Con alegría continuamos el sermón de la montaña. Jesús, Dios con nosotros, anuncia su palabra de salvación y con su ley nos permite comprender que no se trata de rechazar ciertas cosas, sino más bien de hacer el bien.
Luego de las Bienaventuranzas, Jesús nos propone acciones muy concretas. No nos saca de la condición humana, solo nos sugiere agregar lo necesario para que el mundo vaya hacia Dios.
Lo primero es darle sabor a la vida y para ello sugiere el más elemental de los condimentos: la sal.

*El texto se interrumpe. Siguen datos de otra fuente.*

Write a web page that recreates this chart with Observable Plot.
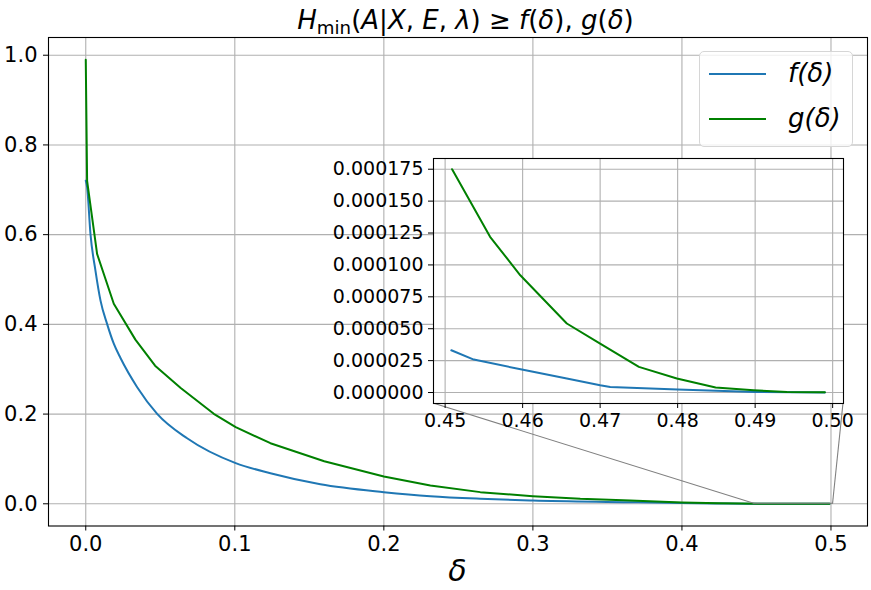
<!DOCTYPE html>
<html>
<head>
<meta charset="utf-8">
<script src="https://cdn.jsdelivr.net/npm/d3@7"></script>
<script src="https://cdn.jsdelivr.net/npm/@observablehq/plot@0.6"></script>
<style>
  html, body { margin: 0; padding: 0; background: white; }
  #wrap { position: relative; width: 871px; height: 590px; overflow: hidden; font-family: "DejaVu Sans", sans-serif; }
  #wrap svg { position: absolute; left: 0; top: 0; }
  #title { position: absolute; left: 56px; width: 819px; top: 2px; text-align: center; font-size: 26px; line-height: 36px; white-space: nowrap; }
  #title sub { font-size: 0.7em; vertical-align: -0.28em; line-height: 0; font-style: normal; }
  #xlabel { position: absolute; left: 48px; width: 819px; top: 553px; text-align: center; font-size: 30px; line-height: 36px; font-style: italic; }
  #legend { position: absolute; left: 699px; top: 51px; width: 154px; height: 96px; box-sizing: border-box; border: 1px solid #d6d6d6; border-radius: 5px; background: rgba(255,255,255,0.8); }
  .sw { position: absolute; left: 9px; width: 57px; height: 2px; }
  .lt { position: absolute; left: 88px; font-size: 26px; line-height: 30px; font-style: italic; }
</style>
</head>
<body>
<div id="wrap">
  <div id="title"></div>
  <div id="xlabel">δ</div>
  <div id="legend"></div>
</div>
<script>
// ---- data ----
const seriesNames = ["f(δ)", "g(δ)"];
const seriesColors = ["#1f77b4", "#008000"];

const fDelta = [0, 0.0009, 0.0032, 0.0065, 0.0099, 0.0144, 0.0188, 0.0233, 0.0345, 0.0479, 0.068, 0.1006, 0.1239, 0.1574, 0.2, 0.2312, 0.2647, 0.3, 0.3653, 0.4, 0.43,
                0.4508, 0.4537, 0.4599, 0.4657, 0.47, 0.4713, 0.48, 0.49, 0.499];
const fValues = [0.72, 0.706, 0.600, 0.52, 0.453, 0.40, 0.357, 0.325, 0.26, 0.2006, 0.146, 0.0906, 0.0682, 0.0435, 0.026, 0.0168, 0.0112, 0.0074, 0.0036, 0.0015, 0.0004,
                 0.0000331, 0.0000258, 0.000018, 0.000011, 0.0000057, 0.0000044, 0.0000023, 0.0000005, 0.0000001];

const gDelta = [0, 0.0009, 0.0076, 0.0188, 0.0333, 0.0465, 0.0637, 0.0859, 0.1006, 0.1239, 0.16, 0.2, 0.2312, 0.2647, 0.3, 0.3318, 0.3653, 0.4, 0.425, 0.44,
                0.4509, 0.4558, 0.4597, 0.4657, 0.47, 0.475, 0.4799, 0.4849, 0.4898, 0.4941, 0.499];
const gValues = [0.99, 0.72, 0.557, 0.446, 0.366, 0.308, 0.258, 0.2006, 0.1708, 0.1351, 0.095, 0.0609, 0.0408, 0.026, 0.017, 0.011, 0.0074, 0.003, 0.001, 0.0004,
                 0.000175, 0.000122, 0.0000919, 0.0000541, 0.0000384, 0.0000201, 0.000011, 0.0000039, 0.0000018, 0.0000005, 0.0000002];

const xTicks = [0, 0.1, 0.2, 0.3, 0.4, 0.5];
const xTickLabels = ["0.0", "0.1", "0.2", "0.3", "0.4", "0.5"];
const yTicks = [0, 0.2, 0.4, 0.6, 0.8, 1.0];
const yTickLabels = ["0.0", "0.2", "0.4", "0.6", "0.8", "1.0"];
const mainXDomain = [-0.025, 0.5245];
const mainYDomain = [-0.0495, 1.0395];

const insetXTicks = [0.45, 0.46, 0.47, 0.48, 0.49, 0.50];
const insetXTickLabels = ["0.45", "0.46", "0.47", "0.48", "0.49", "0.50"];
const insetYTicks = [0, 0.000025, 0.00005, 0.000075, 0.0001, 0.000125, 0.00015, 0.000175];
const insetYTickLabels = ["0.000000", "0.000025", "0.000050", "0.000075", "0.000100", "0.000125", "0.000150", "0.000175"];
const insetXDomain = [0.4485, 0.5014];
const insetYDomain = [-0.0000086, 0.0001834];
const insetStart = 0.45;

// ---- build tables ----
const fRows = fDelta.map((d, i) => ({delta: d, value: fValues[i]}));
const gRows = gDelta.map((d, i) => ({delta: d, value: gValues[i]}));
const fInset = fRows.filter(r => r.delta >= insetStart);
const gInset = gRows.filter(r => r.delta >= insetStart);
const lab = (ticks, labels) => d => labels[ticks.indexOf(d)];

const gridStyle = {stroke: "#b0b0b0", strokeOpacity: 1, strokeWidth: 1.1};

const main = Plot.plot({
  width: 871, height: 590,
  marginLeft: 48, marginRight: 4, marginTop: 37, marginBottom: 64.5,
  style: {fontFamily: "DejaVu Sans", background: "transparent", color: "black", overflow: "visible"},
  x: {domain: mainXDomain},
  y: {domain: mainYDomain},
  marks: [
    Plot.gridX(xTicks, gridStyle),
    Plot.gridY(yTicks, gridStyle),
    Plot.line(fRows, {x: "delta", y: "value", stroke: seriesColors[0], strokeWidth: 2, curve: "monotone-x"}),
    Plot.line(gRows, {x: "delta", y: "value", stroke: seriesColors[1], strokeWidth: 2}),
    Plot.rect([{x1: insetXDomain[0], x2: insetXDomain[1], y1: insetYDomain[0], y2: insetYDomain[1]}],
      {x1: "x1", x2: "x2", y1: "y1", y2: "y2", fill: "none", stroke: "#808080", strokeWidth: 1}),
    Plot.frame({stroke: "black", strokeWidth: 1.1}),
    Plot.axisX({ticks: xTicks, tickFormat: lab(xTicks, xTickLabels), fontSize: 21, tickSize: 5, tickPadding: 5, label: null}),
    Plot.axisY({ticks: yTicks, tickFormat: lab(yTicks, yTickLabels), fontSize: 21, tickSize: 5, tickPadding: 6, label: null})
  ]
});

const inset = Plot.plot({
  width: 871, height: 590,
  marginLeft: 433, marginRight: 28, marginTop: 158, marginBottom: 187,
  style: {fontFamily: "DejaVu Sans", background: "transparent", color: "black", overflow: "visible"},
  x: {domain: insetXDomain},
  y: {domain: insetYDomain},
  marks: [
    Plot.frame({fill: "white", stroke: "none"}),
    Plot.gridX(insetXTicks, gridStyle),
    Plot.gridY(insetYTicks, gridStyle),
    Plot.line(fInset, {x: "delta", y: "value", stroke: seriesColors[0], strokeWidth: 2, clip: true}),
    Plot.line(gInset, {x: "delta", y: "value", stroke: seriesColors[1], strokeWidth: 2, clip: true}),
    Plot.frame({stroke: "black", strokeWidth: 1.1}),
    Plot.axisX({ticks: insetXTicks, tickFormat: lab(insetXTicks, insetXTickLabels), fontSize: 19, tickSize: 5, tickPadding: 5, label: null}),
    Plot.axisY({ticks: insetYTicks, tickFormat: lab(insetYTicks, insetYTickLabels), fontSize: 19, tickSize: 5, tickPadding: 5, label: null})
  ]
});

const wrap = document.getElementById("wrap");
wrap.insertBefore(main, wrap.firstChild);
wrap.insertBefore(inset, main.nextSibling);

// connector lines from the zoom rectangle to the inset corners
const mx = main.scale("x"), my = main.scale("y"), ix = inset.scale("x"), iy = inset.scale("y");
const connectors = [
  {x1: mx.apply(insetXDomain[0]), y1: my.apply(insetYDomain[0]), x2: ix.apply(insetXDomain[0]), y2: iy.apply(insetYDomain[0])},
  {x1: mx.apply(insetXDomain[1]), y1: my.apply(insetYDomain[0]), x2: ix.apply(insetXDomain[1]), y2: iy.apply(insetYDomain[0])}
];
d3.select(main).append("g").selectAll("line").data(connectors).join("line")
  .attr("x1", d => d.x1).attr("y1", d => d.y1).attr("x2", d => d.x2).attr("y2", d => d.y2)
  .attr("stroke", "#808080").attr("stroke-width", 1.1);

// title
document.getElementById("title").innerHTML =
  "<i>H</i><sub>min</sub>(<i>A</i>|<i>X</i>, <i>E</i>, <i>λ</i>) ≥ <i>f</i>(<i>δ</i>), <i>g</i>(<i>δ</i>)";

// legend
const legend = document.getElementById("legend");
const rowTops = [21, 66];
seriesNames.forEach((name, i) => {
  const sw = document.createElement("div");
  sw.className = "sw"; sw.style.top = rowTops[i] + "px"; sw.style.background = seriesColors[i];
  legend.appendChild(sw);
  const t = document.createElement("div");
  t.className = "lt"; t.style.top = (rowTops[i] - 15) + "px"; t.textContent = name;
  legend.appendChild(t);
});
</script>
</body>
</html>
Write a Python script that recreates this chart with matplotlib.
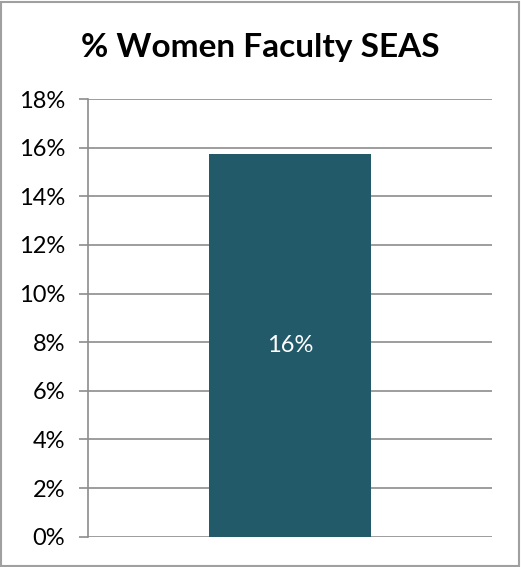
import matplotlib
matplotlib.use("Agg")
import matplotlib.pyplot as plt
from matplotlib.patches import Rectangle
from matplotlib.ticker import FuncFormatter, MultipleLocator

plt.rcParams['font.family'] = ['Lato', 'DejaVu Sans']

categories = ["SEAS"]
values = [15.75]
data_labels = ["16%"]
title = "% Women Faculty SEAS"
ymax = 18
ystep = 2

W, H = 521, 567
fig = plt.figure(figsize=(W / 100, H / 100), dpi=100)
ax = fig.add_axes([88 / W, (H - 536.7) / H, (492 - 88) / W, (536.7 - 99) / H])

bar_color = "#235A69"
grid_color = "#8C8C8C"

bars = ax.bar(categories, values, width=0.4, color=bar_color, zorder=3)
ax.set_xlim(-0.5, 0.5)
ax.set_ylim(0, ymax)
ax.yaxis.set_major_locator(MultipleLocator(ystep))
ax.yaxis.set_major_formatter(FuncFormatter(lambda v, p: f"{v:.0f}%"))
ax.grid(axis="y", color=grid_color, linewidth=1.2, zorder=0)
ax.set_axisbelow(True)
for s in ["top", "right", "bottom"]:
    ax.spines[s].set_visible(False)
ax.spines["left"].set_color(grid_color)
ax.spines["left"].set_linewidth(1.2)
ax.tick_params(axis="y", direction="out", length=6.5, width=1.2, color=grid_color,
               labelsize=17, pad=10, labelcolor="black")
ax.tick_params(axis="x", length=0, labelbottom=False)

for rect, lab in zip(bars, data_labels):
    ax.text(rect.get_x() + rect.get_width() / 2, rect.get_height() / 2, lab,
            ha="center", va="center", color="white", fontsize=17, zorder=4)

fig.text(0.5, (H - 48) / H, title, ha="center", va="center",
         fontsize=24, fontweight="bold", color="black")

fig.patches.append(Rectangle((1 / W, 1 / H), (W - 3) / W, (H - 3) / H,
                             transform=fig.transFigure, fill=False,
                             edgecolor="#A0A0A0", linewidth=1.5))

fig.savefig("out.png", dpi=100)
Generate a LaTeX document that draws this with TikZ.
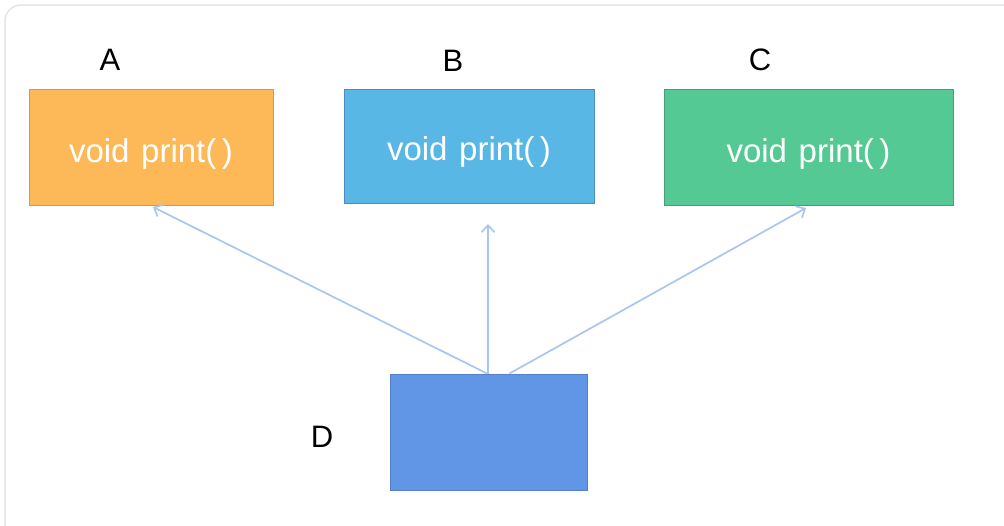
\documentclass[tikz,border=0pt]{standalone}
\usepackage{fontspec}
\setmainfont{Liberation Sans}
\usetikzlibrary{arrows.meta}
\definecolor{frameC}{HTML}{E6E6E6}
\definecolor{orangeF}{HTML}{FDB858}
\definecolor{orangeD}{HTML}{D29A50}
\definecolor{cyanF}{HTML}{59B7E6}
\definecolor{cyanD}{HTML}{4A8CBC}
\definecolor{greenF}{HTML}{55C993}
\definecolor{greenD}{HTML}{4A9D74}
\definecolor{blueF}{HTML}{6096E5}
\definecolor{blueD}{HTML}{5580C8}
\definecolor{linkC}{HTML}{A9C5F1}
% method signature, baseline set a fixed distance below the box centre
\newcommand{\printsig}[1]{\smash{\raisebox{-#1}{\makebox[0pt]{void\hspace{2.5pt} print(\,)}}}}
\begin{document}
\begin{tikzpicture}[x=1pt,y=-1pt,
  classbox/.style={draw, line width=1pt, inner sep=0pt, text=white,
    font=\fontsize{33}{36}\selectfont},
  letter/.style={font=\fontsize{31}{34}\selectfont, text=black},
  link/.style={draw=linkC, line width=1.7pt,
    -{Straight Barb[length=7pt,width=13pt,line width=1.7pt]}}]
  \useasboundingbox (0,0) rectangle (1004,525);
  % outer panel
  \draw[frameC, line width=1.5pt, rounded corners=16pt] (5,5) rectangle (1030,545);
  % class boxes
  \node[classbox, fill=orangeF, draw=orangeD, minimum width=244pt, minimum height=116pt] (A) at (151,147) {\printsig{15pt}};
  \node[classbox, fill=cyanF, draw=cyanD, minimum width=250pt, minimum height=114pt] (B) at (469,146) {\printsig{14pt}};
  \node[classbox, fill=greenF, draw=greenD, minimum width=289pt, minimum height=116pt] (C) at (808.5,147) {\printsig{15pt}};
  \node[classbox, fill=blueF, draw=blueD, minimum width=197pt, minimum height=116pt] (D) at (488.5,432) {};
  % labels
  \node[letter] (la) at (110,60) {A};
  \node[letter] (lb) at (453,61) {B};
  \node[letter] (lc) at (760,60) {C};
  \node[letter] (ld) at (322,437) {D};
  % inheritance links
  \coordinate (tA) at (153,207);
  \coordinate (tB) at (488,224);
  \coordinate (tC) at (806,208);
  \draw[link] ([xshift=-1.5pt]D.north) -- (tA);
  \draw[link] ([xshift=-0.5pt]D.north) -- (tB);
  \draw[link] ([xshift=21pt]D.north) -- (tC);
\end{tikzpicture}
\end{document}
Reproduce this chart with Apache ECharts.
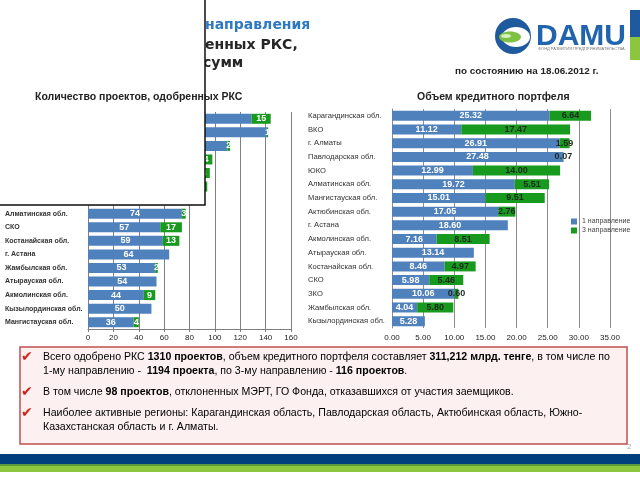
<!DOCTYPE html>
<html><head><meta charset="utf-8">
<script src="https://cdn.jsdelivr.net/npm/echarts@6/dist/echarts.min.js"></script>
<style>html,body{margin:0;padding:0;background:#fff}#c{width:640px;height:480px}</style>
</head><body><div id="c"></div>
<script>
// Left chart: number of approved projects
const leftCats = ['Карагандинская обл.','г. Алматы','Павлодарская обл.','ЮКО','Актюбинская обл.','ВКО','ЗКО',
  'Алматинская обл.','СКО','Костанайская обл.','г. Астана','Жамбылская обл.','Атырауская обл.','Акмолинская обл.','Кызылординская обл.','Мангистауская обл.'];
const leftDir1 = [129,141,110,84,83,86,70,74,57,59,64,53,54,44,50,36];
const leftDir3 = [15,1,2,14,13,8,15,3,17,13,0,2,0,9,0,4];
const leftTicks = [0,20,40,60,80,100,120,140,160];

// Right chart: credit portfolio volume
const rightCats = ['Карагандинская обл.','ВКО','г. Алматы','Павлодарская обл.','ЮКО','Алматинская обл.','Мангистауская обл.',
  'Актюбинская обл.','г. Астана','Акмолинская обл.','Атырауская обл.','Костанайская обл.','СКО','ЗКО','Жамбылская обл.','Кызылординская обл.'];
const rightDir1 = [25.32,11.12,26.91,27.48,12.99,19.72,15.01,17.05,18.60,7.16,13.14,8.46,5.98,10.06,4.04,5.28];
const rightDir3 = [6.64,17.47,1.59,0.07,14.00,5.51,9.51,2.76,0,8.51,0,4.97,5.46,0.60,5.80,0];
const rightTicks = [0,5,10,15,20,25,30,35];

const seriesNames = ['1 направление','3 направление'];

const BLUE = '#4f81bd', GREEN = '#179a1e';
const chart = echarts.init(document.getElementById('c'), null, {renderer:'canvas'});

function lbl(color, fixed){
  return {show:true, position:'inside', color:color, fontSize:9, fontWeight:'bold', fontFamily:'Liberation Sans',
    formatter: p => p.value ? (fixed ? Number(p.value).toFixed(2) : String(p.value)) : ''};
}

const font = 'Liberation Sans';
const bodyLines = [
  [['Всего одобрено РКС ','n'],['1310 проектов','b'],[', объем кредитного портфеля составляет ','n'],['311,212 млрд. тенге','b'],[', в том числе по','n']],
  [['1-му направлению -  ','n'],['1194 проекта','b'],[', по 3-му направлению - ','n'],['116 проектов','b'],['.','n']],
  [['В том числе ','n'],['98 проектов','b'],[', отклоненных МЭРТ, ГО Фонда, отказавшихся от участия заемщиков.','n']],
  [['Наиболее активные регионы: Карагандинская область, Павлодарская область, Актюбинская область, Южно-','n']],
  [['Казахстанская область и г. Алматы.','n']]
];
const bodyY = [357,371,392,413,427];
const FS = 10.6;
const bodyGraphics = bodyLines.map((segs,i)=>({
  type:'text', left:43, top:bodyY[i]-5, z:120,
  style:{text: segs.map(s=>'{'+s[1]+'|'+s[0]+'}').join(''),
    rich:{n:{fontSize:FS,fontFamily:font,color:'#444'}, b:{fontSize:FS,fontFamily:font,fontWeight:'bold',color:'#2a2a2a'}}}
}));
const checks = [357,392,413].map(y=>({type:'text', left:21, top:y-7, z:121,
  style:{text:'✔', fontSize:14, fill:'#d0201a', fontFamily:'DejaVu Sans'}}));

chart.setOption({
  animation:false,
  textStyle:{fontFamily:font},
  legend:{data:seriesNames, orient:'vertical', left:571, top:218, itemWidth:6, itemHeight:6, itemGap:2, icon:'rect',
    textStyle:{fontSize:7, color:'#444', fontFamily:font}, padding:0},
  grid:[{left:88, top:112, width:203, height:217},{left:392, top:109, width:218, height:219}],
  xAxis:[
    {type:'value', gridIndex:0, min:leftTicks[0], max:leftTicks[leftTicks.length-1], interval:20,
      axisLine:{show:true, lineStyle:{color:'#7f7f7f'}}, axisTick:{show:true, length:3, lineStyle:{color:'#7f7f7f'}},
      axisLabel:{fontSize:8, color:'#222', margin:5}, splitLine:{show:true, lineStyle:{color:'#7f7f7f'}}},
    {type:'value', gridIndex:1, min:rightTicks[0], max:rightTicks[rightTicks.length-1], interval:5,
      axisLine:{show:false}, axisTick:{show:false},
      axisLabel:{fontSize:8, color:'#222', margin:6, formatter:v=>v.toFixed(2)}, splitLine:{show:true, lineStyle:{color:'#8c8c8c'}}}
  ],
  yAxis:[
    {type:'category', gridIndex:0, inverse:true, data:leftCats, axisTick:{show:false},
      axisLine:{show:true, lineStyle:{color:'#7f7f7f'}},
      axisLabel:{align:'left', margin:83, fontSize:7, fontWeight:'bold', color:'#333'}},
    {type:'category', gridIndex:1, inverse:true, data:rightCats, axisTick:{show:false},
      axisLine:{show:true, lineStyle:{color:'#8c8c8c'}},
      axisLabel:{align:'left', margin:84, fontSize:7.6, color:'#333'}}
  ],
  series:[
    {name:seriesNames[0], type:'bar', stack:'L', xAxisIndex:0, yAxisIndex:0, barWidth:10, data:leftDir1,
      itemStyle:{color:BLUE}, label:lbl('#fff',false)},
    {name:seriesNames[1], type:'bar', stack:'L', xAxisIndex:0, yAxisIndex:0, barWidth:10, data:leftDir3,
      itemStyle:{color:GREEN}, label:lbl('#fff',false)},
    {name:seriesNames[0], type:'bar', stack:'R', xAxisIndex:1, yAxisIndex:1, barWidth:10, data:rightDir1,
      itemStyle:{color:BLUE}, label:lbl('#fff',true)},
    {name:seriesNames[1], type:'bar', stack:'R', xAxisIndex:1, yAxisIndex:1, barWidth:10, data:rightDir3,
      itemStyle:{color:GREEN}, label:lbl('#1e2a1e',true)}
  ],
  graphic:[
    // title fragments (partially hidden by the white box)
    {type:'text', left:205, top:18, z:50, style:{text:'направления', fontSize:14, fontWeight:'bold', fill:'#2e79c0', fontFamily:'DejaVu Sans'}},
    {type:'text', left:205, top:38, z:50, style:{text:'енных РКС,', fontSize:14, fontWeight:'bold', fill:'#262626', fontFamily:'DejaVu Sans'}},
    {type:'text', left:203, top:56, z:50, style:{text:'сумм', fontSize:14, fontWeight:'bold', fill:'#262626', fontFamily:'DejaVu Sans'}},
    // white overlay box
    {type:'rect', z:100, shape:{x:-2, y:-2, width:207, height:207}, style:{fill:'#fff', stroke:'#111', lineWidth:1.5}},
    {type:'text', left:35, top:92, z:110, style:{text:'Количество проектов, одобренных РКС', fontSize:10.5, fontWeight:'bold', fill:'#222', fontFamily:font}},
    {type:'text', left:417, top:92, z:110, style:{text:'Объем кредитного портфеля', fontSize:10.5, fontWeight:'bold', fill:'#222', fontFamily:font}},
    {type:'text', left:455, top:66, z:110, style:{text:'по состоянию на 18.06.2012 г.', fontSize:9.9, fontWeight:'bold', fill:'#222', fontFamily:font}},
    // logo
    {type:'circle', z:110, shape:{cx:513, cy:36, r:18}, style:{fill:'#1f5a9e'}},
    {type:'ellipse', z:111, shape:{cx:516, cy:37, rx:14, ry:10}, style:{fill:'#fff'}},
    {type:'ellipse', z:112, shape:{cx:510, cy:37, rx:11, ry:5.5}, style:{fill:'#7dc242'}},
    {type:'ellipse', z:113, shape:{cx:506, cy:36, rx:5, ry:2}, style:{fill:'#d9f0c0'}},
    {type:'text', left:536, top:22, z:110, style:{text:'DAMU', fontSize:30, fontWeight:'bold', fill:'#1f64ad', fontFamily:font}},
    {type:'text', left:538, top:47, z:110, style:{text:'ФОНД РАЗВИТИЯ ПРЕДПРИНИМАТЕЛЬСТВА', fontSize:4, fill:'#777', fontFamily:font}},
    {type:'rect', z:110, shape:{x:630, y:10, width:10, height:27}, style:{fill:'#1f5a9e'}},
    {type:'rect', z:110, shape:{x:630, y:37, width:10, height:23}, style:{fill:'#8cc63e'}},
    // text box
    {type:'rect', z:115, shape:{x:20, y:347, width:607, height:97}, style:{fill:'#fcf0f0', stroke:'#c0504d', lineWidth:1.5}},
    ...checks,
    ...bodyGraphics,
    {type:'text', left:627, top:443, z:110, style:{text:'2', fontSize:8, fill:'#aaa', fontFamily:font}},
    // bottom bands
    {type:'rect', z:110, shape:{x:0, y:454, width:640, height:10}, style:{fill:'#003f7d'}},
    {type:'rect', z:110, shape:{x:0, y:464, width:640, height:2}, style:{fill:'#5a9a3a'}},
    {type:'rect', z:110, shape:{x:0, y:466, width:640, height:6}, style:{fill:'#8cc63e'}}
  ]
});
</script></body></html>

La sal sirve para dar sabor, pero quien la usa en exceso al cocinar y quien está enfermo, saben que el exceso es muy negativo. Debemos ser sal de la tierra. Siendo sal, el cristiano aprende a vivir la prudencia, la mesura, el equilibrio.
La segunda propuesta es ser la luz del mundo. Ser luz es más fácil. La luz nunca será suficiente y el cristiano que alumbra con luz ajena, porque nuestra luz es la de Cristo, debe usarla permanentemente y en abundancia. Así romperá la tiniebla, sabrá iluminar siempre, a tiempo y a destiempo.
Ahora bien, ¿cómo iluminar? La única manera de iluminar este mundo oscurecido por los vicios, la codicia, la envidia, la ambición desmedida y el odio, es con la luz de Cristo. Pero esa luz de ninguna manera es aparente, superficial ni intermitente. Se trata de una luz que se manifiesta sin tapujos. Viene a romper tinieblas, a aclarar confusiones, a separar el grano de la paja y sobre todo a expresarse en un amor entrañable por los pobres y los que sufren, por lo que están solos o prisioneros, los desposeídos o abandonados. Cristo nos pide ser luz.